Before us, learned counsel for the appellant Mrs. Ntarangwi and Senior State Counsel Mr Orinda submitted, and we think rightly so, that the course open to the appellant upon dismissal of his appeal for want of prosecution was to take out a Memorandum of Appeal to this Court: That is because there are no provisions in the Criminal Procedure Code (cap 75 Laws of Kenya) for setting aside such dismissal before the same court. Indeed, there is no provision for determination of an appeal that has been admitted to hearing without consideration by the Court of the merits or demerits thereof.
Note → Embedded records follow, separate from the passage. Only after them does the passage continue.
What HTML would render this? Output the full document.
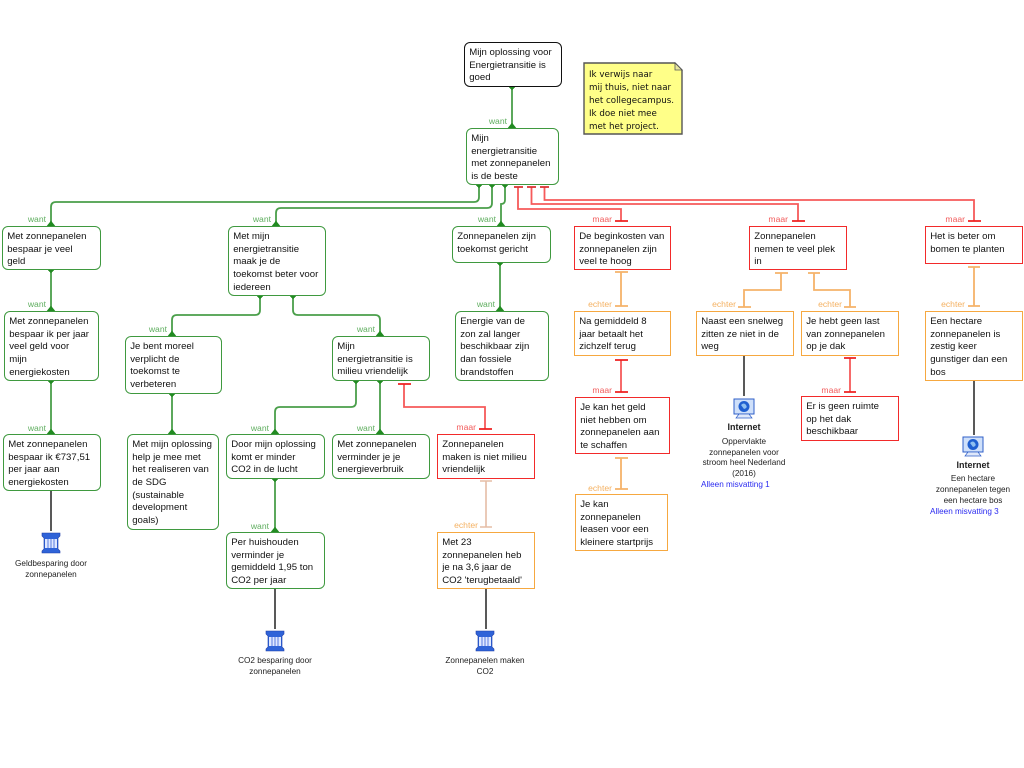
<!DOCTYPE html>
<html><head><meta charset="utf-8"><style>
html,body{margin:0;padding:0;background:#fff;width:1024px;height:768px;overflow:hidden}
.b{position:absolute;box-sizing:border-box;background:#fff;border:1.7px solid;font:9.6px/12.6px "Liberation Sans",sans-serif;letter-spacing:.02px;color:#111;padding:4.2px 0 0 4.2px;white-space:nowrap}
.g{border-color:#3f993f;border-radius:6px}.r{border-color:#f22a2a}.o{border-color:#f6a840}
svg{position:absolute;left:0;top:0}
.l{font:8.6px "Liberation Sans",sans-serif;text-anchor:end}
.w{fill:#5fae5f}.m{fill:#f25b5b}.e{fill:#f4b060}
.s{font:8.2px "Liberation Sans",sans-serif;text-anchor:middle;fill:#222}
</style></head><body>
<svg width="1024" height="768" viewBox="0 0 1024 768">
<g fill="none" stroke="#4a9f4a" stroke-width="1.8">
<path d="M512 86V128"/><path d="M479 184V197q0 5-5 5H56q-5 0-5 5V226"/><path d="M492 184V203q0 5-5 5H281q-5 0-5 5V226"/><path d="M505 184V200q0 4-4 4v22"/>
<path d="M51 269V311M51 380V434M172 393V434M275 478V532M380 380V434M500 262V311"/>
<path d="M260 295V310q0 5-5 5H177q-5 0-5 5V336"/><path d="M293 295V310q0 5 5 5H375q5 0 5 5V336"/>
<path d="M356 380V402q0 5-5 5H280q-5 0-5 5V434"/>
</g>
<g fill="#228b22" stroke="#228b22" stroke-width=".5">
<path d="M508 86h8l-4 4zM508 128h8l-4-5zM475 184h8l-4 4zM488 184h8l-4 4zM501 184h8l-4 4zM497 226h8l-4-5zM47 226h8l-4-5zM272 226h8l-4-5zM47 269h8l-4 4zM47 311h8l-4-5zM47 380h8l-4 4zM47 434h8l-4-5zM256 295h8l-4 4zM289 295h8l-4 4zM168 336h8l-4-5zM376 336h8l-4-5zM168 393h8l-4 4zM168 434h8l-4-5zM352 380h8l-4 4zM376 380h8l-4 4zM271 434h8l-4-5zM376 434h8l-4-5zM271 478h8l-4 4zM271 532h8l-4-5zM496 262h8l-4 4zM496 311h8l-4-5z"/>
</g>
<g fill="none" stroke="#f65a5a" stroke-width="1.8">
<path d="M518 187V209H621V221"/><path d="M531.5 187V204H798V221"/><path d="M544.5 187V200H974V221"/>
<path d="M404 384V407H485V429"/><path d="M621 360V392M850 358V392"/>
<path d="M514 187h9M527 187h9M540 187h9" stroke="#d93030"/>
<path d="M615 221h13M792 221h13M968 221h13M398 384h13M479 429h13M615 360h13M615 392h13M844 358h12M844 392h12" stroke="#ee2020"/>
</g>
<g fill="none" stroke="#f5b26a" stroke-width="1.8">
<path d="M621 272V306M615 272h13M615 306h13"/><path d="M621 458V489M615 458h13M615 489h13"/>
<path d="M781 273V290H744V307M775 273h13M738 307h13"/><path d="M814 273V290H850V307M808 273h12M844 307h12"/>
<path d="M974 267V306M968 267h12M968 306h12"/>
</g>
<g fill="none" stroke="#e5bda6" stroke-width="1.6">
<path d="M486 481V527M480 481h12M480 527h12"/>
</g>
<g stroke="#222" stroke-width="1.5"><path d="M51 490V531M275 588V629M486 588V629M744 355V396M974 380V435"/></g>
<g class="l">
<text class="l w" x="507" y="124">want</text><text class="l w" x="46" y="222">want</text><text class="l w" x="46" y="307">want</text><text class="l w" x="46" y="431">want</text>
<text class="l w" x="271" y="222">want</text><text class="l w" x="167" y="332">want</text><text class="l w" x="375" y="332">want</text><text class="l w" x="269" y="431">want</text>
<text class="l w" x="375" y="431">want</text><text class="l w" x="269" y="529">want</text><text class="l w" x="496" y="222">want</text><text class="l w" x="495" y="307">want</text>
<text class="l m" x="612" y="222">maar</text><text class="l m" x="612" y="393">maar</text><text class="l m" x="788" y="222">maar</text><text class="l m" x="841" y="393">maar</text><text class="l m" x="965" y="222">maar</text><text class="l m" x="476" y="430">maar</text>
<text class="l e" x="612" y="307">echter</text><text class="l e" x="612" y="491">echter</text><text class="l e" x="736" y="307">echter</text><text class="l e" x="842" y="307">echter</text><text class="l e" x="965" y="307">echter</text><text class="l e" x="478" y="528">echter</text>
</g>
<g transform="translate(51,533)"><path d="M-9 0h18v3l-2 2v11l2 2v2h-18v-2l2-2V5l-2-2z" fill="#2f63d8" stroke="#1f3fa8" stroke-width=".6"/><path d="M-6 6h12v9h-12z" fill="#dfe8ff"/><path d="M-3 6v9M0 6v9M3 6v9" stroke="#5a7ce0" stroke-width="1"/></g>
<g transform="translate(275,631)"><path d="M-9 0h18v3l-2 2v11l2 2v2h-18v-2l2-2V5l-2-2z" fill="#2f63d8" stroke="#1f3fa8" stroke-width=".6"/><path d="M-6 6h12v9h-12z" fill="#dfe8ff"/><path d="M-3 6v9M0 6v9M3 6v9" stroke="#5a7ce0" stroke-width="1"/></g>
<g transform="translate(485,631)"><path d="M-9 0h18v3l-2 2v11l2 2v2h-18v-2l2-2V5l-2-2z" fill="#2f63d8" stroke="#1f3fa8" stroke-width=".6"/><path d="M-6 6h12v9h-12z" fill="#dfe8ff"/><path d="M-3 6v9M0 6v9M3 6v9" stroke="#5a7ce0" stroke-width="1"/></g>
<g transform="translate(744,399)"><rect x="-10" y="0" width="20" height="15" fill="#cfe0fa" stroke="#2f5fc8"/><circle cx="0" cy="7.5" r="5.5" fill="#1f5fd0"/><path d="M-3 6q3-3 5 0t-2 4z" fill="#8fc0f0"/><path d="M-5 15h10l3 4h-16z" fill="#dfe8fa" stroke="#2f5fc8" stroke-width=".7"/></g>
<g transform="translate(973,437)"><rect x="-10" y="0" width="20" height="15" fill="#cfe0fa" stroke="#2f5fc8"/><circle cx="0" cy="7.5" r="5.5" fill="#1f5fd0"/><path d="M-3 6q3-3 5 0t-2 4z" fill="#8fc0f0"/><path d="M-5 15h10l3 4h-16z" fill="#dfe8fa" stroke="#2f5fc8" stroke-width=".7"/></g>
<text class="s" x="51" y="566">Geldbesparing door</text><text class="s" x="51" y="577">zonnepanelen</text>
<text class="s" x="275" y="663">CO2 besparing door</text><text class="s" x="275" y="674">zonnepanelen</text>
<text class="s" x="485" y="663">Zonnepanelen maken</text><text class="s" x="485" y="674">CO2</text>
<text class="s" x="744" y="430" style="font-weight:bold;font-size:9px">Internet</text>
<text class="s" x="744" y="444">Oppervlakte</text><text class="s" x="744" y="455">zonnepanelen voor</text><text class="s" x="744" y="465">stroom heel Nederland</text><text class="s" x="744" y="476">(2016)</text>
<text class="s" x="701" y="487" style="text-anchor:start;fill:#2a2af0">Alleen misvatting 1</text>
<text class="s" x="973" y="468" style="font-weight:bold;font-size:9px">Internet</text>
<text class="s" x="973" y="481">Een hectare</text><text class="s" x="973" y="492">zonnepanelen tegen</text><text class="s" x="973" y="503">een hectare bos</text>
<text class="s" x="930" y="514" style="text-anchor:start;fill:#2a2af0">Alleen misvatting 3</text>
<path d="M584 63H675L682 70V134H584Z" fill="#ffff88" stroke="#555" stroke-width="1.4"/><path d="M675 63V70H682Z" fill="#e8e8a0" stroke="#555" stroke-width=".8"/>
<g fill="#111" style="font:8.7px 'DejaVu Sans',sans-serif">
<text x="589" y="77">Ik verwijs naar</text><text x="589" y="90">mij thuis, niet naar</text><text x="589" y="103">het collegecampus.</text><text x="589" y="116">Ik doe niet mee</text><text x="589" y="129">met het project.</text>
</g>
</svg>
<div class="b" style="left:464px;top:42px;width:98px;height:45px;border-color:#111;border-radius:6px">Mijn oplossing voor<br>Energietransitie is<br>goed</div>
<div class="b g" style="left:466px;top:128px;width:93px;height:57px">Mijn<br>energietransitie<br>met zonnepanelen<br>is de beste</div>
<div class="b g" style="left:2px;top:226px;width:99px;height:44px">Met zonnepanelen<br>bespaar je veel<br>geld</div>
<div class="b g" style="left:4px;top:311px;width:95px;height:70px">Met zonnepanelen<br>bespaar ik per jaar<br>veel geld voor<br>mijn<br>energiekosten</div>
<div class="b g" style="left:3px;top:434px;width:98px;height:57px">Met zonnepanelen<br>bespaar ik €737,51<br>per jaar aan<br>energiekosten</div>
<div class="b g" style="left:228px;top:226px;width:98px;height:70px">Met mijn<br>energietransitie<br>maak je de<br>toekomst beter voor<br>iedereen</div>
<div class="b g" style="left:125px;top:336px;width:97px;height:58px">Je bent moreel<br>verplicht de<br>toekomst te<br>verbeteren</div>
<div class="b g" style="left:127px;top:434px;width:92px;height:96px">Met mijn oplossing<br>help je mee met<br>het realiseren van<br>de SDG<br>(sustainable<br>development<br>goals)</div>
<div class="b g" style="left:332px;top:336px;width:98px;height:45px">Mijn<br>energietransitie is<br>milieu vriendelijk</div>
<div class="b g" style="left:226px;top:434px;width:99px;height:45px">Door mijn oplossing<br>komt er minder<br>CO2 in de lucht</div>
<div class="b g" style="left:226px;top:532px;width:99px;height:57px">Per huishouden<br>verminder je<br>gemiddeld 1,95 ton<br>CO2 per jaar</div>
<div class="b g" style="left:332px;top:434px;width:98px;height:45px">Met zonnepanelen<br>verminder je je<br>energieverbruik</div>
<div class="b r" style="left:437px;top:434px;width:98px;height:45px">Zonnepanelen<br>maken is niet milieu<br>vriendelijk</div>
<div class="b o" style="left:437px;top:532px;width:98px;height:57px">Met 23<br>zonnepanelen heb<br>je na 3,6 jaar de<br>CO2 'terugbetaald'</div>
<div class="b g" style="left:452px;top:226px;width:99px;height:37px">Zonnepanelen zijn<br>toekomst gericht</div>
<div class="b g" style="left:455px;top:311px;width:94px;height:70px">Energie van de<br>zon zal langer<br>beschikbaar zijn<br>dan fossiele<br>brandstoffen</div>
<div class="b r" style="left:574px;top:226px;width:97px;height:44px">De beginkosten van<br>zonnepanelen zijn<br>veel te hoog</div>
<div class="b o" style="left:574px;top:311px;width:97px;height:45px">Na gemiddeld 8<br>jaar betaalt het<br>zichzelf terug</div>
<div class="b r" style="left:575px;top:397px;width:95px;height:57px">Je kan het geld<br>niet hebben om<br>zonnepanelen aan<br>te schaffen</div>
<div class="b o" style="left:575px;top:494px;width:93px;height:57px">Je kan<br>zonnepanelen<br>leasen voor een<br>kleinere startprijs</div>
<div class="b r" style="left:749px;top:226px;width:98px;height:44px">Zonnepanelen<br>nemen te veel plek<br>in</div>
<div class="b o" style="left:696px;top:311px;width:98px;height:45px">Naast een snelweg<br>zitten ze niet in de<br>weg</div>
<div class="b o" style="left:801px;top:311px;width:98px;height:45px">Je hebt geen last<br>van zonnepanelen<br>op je dak</div>
<div class="b r" style="left:801px;top:396px;width:98px;height:45px">Er is geen ruimte<br>op het dak<br>beschikbaar</div>
<div class="b r" style="left:925px;top:226px;width:98px;height:38px">Het is beter om<br>bomen te planten</div>
<div class="b o" style="left:925px;top:311px;width:98px;height:70px">Een hectare<br>zonnepanelen is<br>zestig keer<br>gunstiger dan een<br>bos</div>
</body></html>
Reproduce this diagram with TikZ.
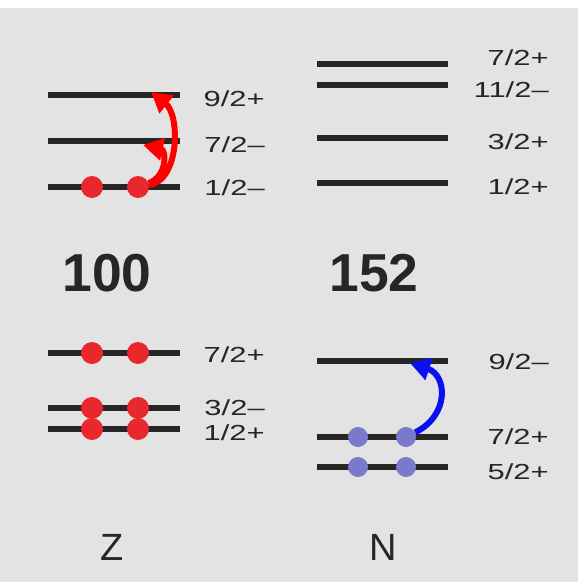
\documentclass[tikz,border=0pt]{standalone}
\usepackage{fontspec}
\setmainfont{Liberation Sans}
\usetikzlibrary{arrows.meta}

\definecolor{bggray}{HTML}{E3E3E3}
\definecolor{zred}{HTML}{E8282C}
\definecolor{nblue}{HTML}{7A7ACC}
\definecolor{jumpblue}{HTML}{0A10F0}
\newcommand{\wide}[1]{\scalebox{1.42}[1]{#1}}

\begin{document}
\begin{tikzpicture}[x=0.25mm, y=-0.25mm,
    level/.style={line width=1.35mm, black!85},
    zdot/.style={circle, fill=zred, inner sep=0pt, minimum size=5.5mm},
    ndot/.style={circle, fill=nblue, inner sep=0pt, minimum size=5mm},
    spin/.style={anchor=east, inner sep=0pt, text=black!85, font=\fontsize{15.5}{16}\selectfont},
    mass/.style={text=black!85, font=\fontsize{38}{40}\selectfont\bfseries},
    axis/.style={text=black!85, font=\fontsize{27}{28}\selectfont},
    jump/.style={line width=1.5mm, -{Triangle[length=5mm, width=5.5mm]}}]

        % 1. 背景
        \fill[white] (0,0) rectangle (578,582);
        \fill[bggray] (0,8) rectangle (578,582);

        % 2. 準位（陽子: 左, 中性子: 右）
        \foreach \y/\ly/\j/\n in {95/99/{9/2+}/zs, 141/145/{7/2–}/zp, 187/188/{1/2–}/zf,
                                  353/355/{7/2+}/zg, 408/408/{3/2–}/zd, 429/433/{1/2+}/zc}
        {
            \draw[level] (48,\y) -- (180,\y);
            \node[spin] (\n) at (265,\ly) {\wide{\j}};
        }
        \foreach \y/\ly/\j/\n in {64/58/{7/2+}/ns, 85/90/{11/2–}/nh, 138/142/{3/2+}/nd, 183/187/{1/2+}/nc,
                                  361/362/{9/2–}/ng, 437/437/{7/2+}/nf, 467/472/{5/2+}/ne}
        {
            \draw[level] (317,\y) -- (448,\y);
            \node[spin] (\n) at (549,\ly) {\wide{\j}};
        }

        % 3. 核子
        \foreach \x/\k in {92/a,138/b}
        {
            \node[zdot] (zu\k) at (\x,187) {};
            \node[zdot] (z7\k) at (\x,353) {};
            \node[zdot] (z3\k) at (\x,408) {};
            \node[zdot] (z1\k) at (\x,429) {};
        }
        \foreach \x/\k in {358/a,406/b}
        {
            \node[ndot] (n7\k) at (\x,437) {};
            \node[ndot] (n5\k) at (\x,467) {};
        }

        % 4. 励起の矢印
        \coordinate (zsend) at (151,92);
        \coordinate (zpend) at (143,145);
        \coordinate (ngend) at (410,363);
        \draw[jump, red] (zub) .. controls (180,180) and (180,115) .. (zsend);
        \draw[jump, red] (zub) .. controls (168,176) and (166,150) .. (zpend);
        \draw[jump, jumpblue] (n7b) .. controls (450,415) and (447,375) .. (ngend);

        % 5. 数と軸ラベル
        \node[mass] (zmass) at (107,273) {100};
        \node[mass] (nmass) at (374,273) {152};
        \node[axis] (zlabel) at (112,547) {Z};
        \node[axis] (nlabel) at (383,547) {N};
    \end{tikzpicture}
\end{document}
We think section 352 (1) of the Criminal Procedure Code underscores the gravity of rejection of an appeal filed by a convicted person which is on grounds other than that the conviction is against the weight of the evidence, or that the sentence is excessive. In relevant part the section provides:

“352 (1) When the High Court has received the petition and copy under section 350, a judge shall peruse them, and, if he considers that there is no sufficient ground for interfering, may, notwithstanding the provisions of section 359, reject the appeal summarily:

Provided that no appeal shall be rejected summarily unless the appellant or his advocate has had the opportunity of being heard in support of the appeal, except-

(Underlining is ours).

The appeal before the superior court had gone beyond section 352, and was governed by section 353 and 354. Section 353 which relates to “Notice of time and place of hearings” had been complied with and is couched in mandatory terms. Not so section 354 which relates to the “powers of the High Court at the hearing of the appeal”. It states:

“354 (1) At the hearing of the appeal the appellant or his advocate may address the Court in support of the particulars set out in the petition of appeal and the respondent or his advocate may then address the Court.

(2) The Court may invite the appellant or his advocate to reply upon any matters of law or fact raised by the respondent or his advocate in his address.

(3) The Court may then, if it considers that there is no sufficient ground for interfering, dismiss the appeal or may .....”.

(Underlining is ours).

In our view, there is no mandatory requirement that either the appellant or his advocate, or the State should address the Court. It is nonetheless incumbent on the Court to consider the appeal and make a determination in accordance with section 354 (3) of the Criminal Procedure Code.

With respect, the learned judge of the superior court was in error in dismissing the appeal summarily. We are of the further view that the grounds advanced by the appellant’s advocate in seeking an adjournment were, in the circumstances of this case, reasonable. The appellant had previously manifested his seriousness in pursuing the appeal and the solitary absence of his counsel would not have caused any prejudice. The State, in addition, was not opposed to the adjournment.

For those reasons, we allow the appeal, quash the order dismissing the appeal and remit the record back to the superior court for hearing and determination in accordance with the law.

Dated and Delivered at Nyeri this 5th day of November 2004.

E.O.O'KUBASU

JUDGE OF APPEAL


E.M.GITHINJI

JUDGE OF APPEAL


P.N.WAKI

JUDGE OF APPEAL

I certify that this is a true copy of the original.